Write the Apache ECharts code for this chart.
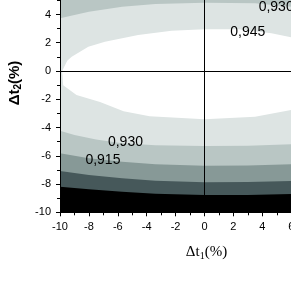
<!DOCTYPE html>
<html>
<head>
<meta charset="utf-8">
<script src="https://cdn.jsdelivr.net/npm/echarts@6/dist/echarts.min.js"></script>
<style>
html,body{margin:0;padding:0;background:#fff;}
#chart{width:291px;height:283px;}
</style>
</head>
<body>
<div id="chart"></div>
<script>
// ---- data (axis units: %) ----
const xRange = [-10, 10];
const yRange = [-10, 10];
const tickStep = 2;
const levels = [0.885, 0.900, 0.915, 0.930, 0.945];

// lower boundary of each contour level (x, y)
const bottom885 = [[-10,-8.19],[-8,-8.37],[-5.7,-8.54],[-3.4,-8.68],[0,-8.78],[3,-8.78],[6,-8.71],[8,-8.6],[10,-8.45]];
const bottom900 = [[-10,-7.08],[-8,-7.36],[-5.7,-7.59],[-3.4,-7.76],[0,-7.88],[3,-7.86],[6,-7.78],[8,-7.65],[10,-7.45]];
const bottom915 = [[-10,-5.82],[-8,-6.18],[-5.7,-6.42],[-3.4,-6.6],[0,-6.7],[3,-6.68],[6,-6.6],[8,-6.45],[10,-6.2]];
const bottom930 = [[-10,-4.22],[-9,-4.53],[-7.5,-4.85],[-5.7,-5.12],[-3.4,-5.25],[0,-5.31],[3,-5.29],[6,-5.19],[8,-5.0],[10,-4.65]];
// upper boundary of the 0.930 level
const top930 = [[-10,3.73],[-8,4.2],[-5.7,4.55],[-3.4,4.74],[0,4.83],[3.5,4.79],[6,4.55],[8,4.2],[10,3.6]];
// closed 0.945 contour
const loop945 = [[-9.85,0],[-9.5,0.72],[-9.19,1.01],[-8.04,1.72],[-6.89,2.07],[-4.59,2.55],[-2.28,2.85],[0,2.95],[2.32,2.95],[4.63,2.67],[6,2.38],[8,1.7],[9.5,0.6],[9.8,-0.4],[8,-2.2],[6,-2.76],[3.5,-3.23],[0,-3.42],[-3.8,-3.2],[-5.6,-2.85],[-7.23,-2.2],[-8.86,-1.7],[-9.78,-1.0]];

// contour labels: [x, y, text]
const contourLabels = [[3.0,2.76,'0,945'],[4.96,4.53,'0,930'],[-5.47,-5.06,'0,930'],[-7.03,-6.30,'0,915']];
const crossX = 0, crossY = 0;

// ---- build regions ----
function closeUp(curve){ // region above a lower boundary
  return curve.concat([[xRange[1], yRange[1]], [xRange[0], yRange[1]]]);
}
const regions = [
  {pts: [[xRange[0],yRange[0]],[xRange[1],yRange[0]],[xRange[1],yRange[1]],[xRange[0],yRange[1]]], color:'#000000'},
  {pts: closeUp(bottom885), color:'#46585a'},
  {pts: closeUp(bottom900), color:'#879997'},
  {pts: closeUp(bottom915), color:'#b9c6c4'},
  {pts: bottom930.concat(top930.slice().reverse()), color:'#dde4e3'},
  {pts: loop945, color:'#ffffff'}
];

const regionSeries = regions.map(r => ({
  type:'custom', silent:true, clip:true, z:1,
  data:[0],
  renderItem: function(params, api){
    return {type:'polygon', shape:{points: r.pts.map(p => api.coord(p))}, style:{fill:r.color, stroke:null}};
  }
}));

const chart = echarts.init(document.getElementById('chart'), null, {renderer:'canvas'});
const axisCommon = {
  type:'value', interval: tickStep, z:10,
  axisLine:{show:true, onZero:false, lineStyle:{color:'#000', width:1}},
  axisTick:{show:true, inside:false, length:4, lineStyle:{color:'#000'}},
  minorTick:{show:true, splitNumber:2, length:3, lineStyle:{color:'#000'}},
  splitLine:{show:false},
  axisLabel:{color:'#000', fontSize:11, fontFamily:'Liberation Sans, Arial, sans-serif', margin:9}
};
chart.setOption({
  animation:false,
  backgroundColor:'#fff',
  grid:{left:60, right:-58, top:-70.3, bottom:70.7, containLabel:false, outerBoundsMode:'none'},
  xAxis: Object.assign({}, axisCommon, {min:xRange[0], max:xRange[1]}),
  yAxis: Object.assign({}, axisCommon, {min:yRange[0], max:yRange[1], axisLabel:Object.assign({}, axisCommon.axisLabel, {margin:9})}),
  series: regionSeries.concat([
    {
      type:'line', data:[], silent:true, z:5,
      markLine:{silent:true, symbol:'none', label:{show:false}, animation:false,
        lineStyle:{color:'#000', width:1, type:'solid'},
        data:[{xAxis:crossX},{yAxis:crossY}]}
    },
    {
      type:'custom', silent:true, z:6, clip:false,
      data: contourLabels,
      renderItem: function(params, api){
        const p = api.coord([api.value(0), api.value(1)]);
        return {type:'text', x:p[0], y:p[1], style:{text: contourLabels[params.dataIndex][2], fill:'#000', font:'14px "Liberation Sans", Arial, sans-serif', align:'center', verticalAlign:'middle'}};
      }
    }
  ]),
  graphic:[
    {type:'text', x:14.5, y:83, rotation:Math.PI/2, z:100,
     style:{text:'{m|Δt}{s|2}{m|(%)}', align:'center', verticalAlign:'middle',
       rich:{m:{fontSize:15, fontWeight:'bold', fontFamily:'Liberation Sans, Arial, sans-serif', fill:'#000'},
             s:{fontSize:10, fontWeight:'bold', fontFamily:'Liberation Sans, Arial, sans-serif', fill:'#000', padding:[8,0,0,0]}}}},
    {type:'text', x:206.5, y:252, z:100,
     style:{text:'{m|Δt}{s|1}{m|(%)}', align:'center', verticalAlign:'middle',
       rich:{m:{fontSize:15, fontFamily:'Liberation Serif, Times New Roman, serif', fill:'#000'},
             s:{fontSize:10, fontFamily:'Liberation Serif, Times New Roman, serif', fill:'#000', padding:[8,0,0,0]}}}}
  ]
});
</script>
</body>
</html>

════════

The task. Repeat the lines of the listing above verbatim, beginning at its first line and ending at the line containing "const levels = [0.885, 0.900, 0.915, 0.930, 0.945];", which is included. Omit pictures.

Response to this task.
Write the Apache ECharts code for this chart.
<!DOCTYPE html>
<html>
<head>
<meta charset="utf-8">
<script src="https://cdn.jsdelivr.net/npm/echarts@6/dist/echarts.min.js"></script>
<style>
html,body{margin:0;padding:0;background:#fff;}
#chart{width:291px;height:283px;}
</style>
</head>
<body>
<div id="chart"></div>
<script>
// ---- data (axis units: %) ----
const xRange = [-10, 10];
const yRange = [-10, 10];
const tickStep = 2;
const levels = [0.885, 0.900, 0.915, 0.930, 0.945];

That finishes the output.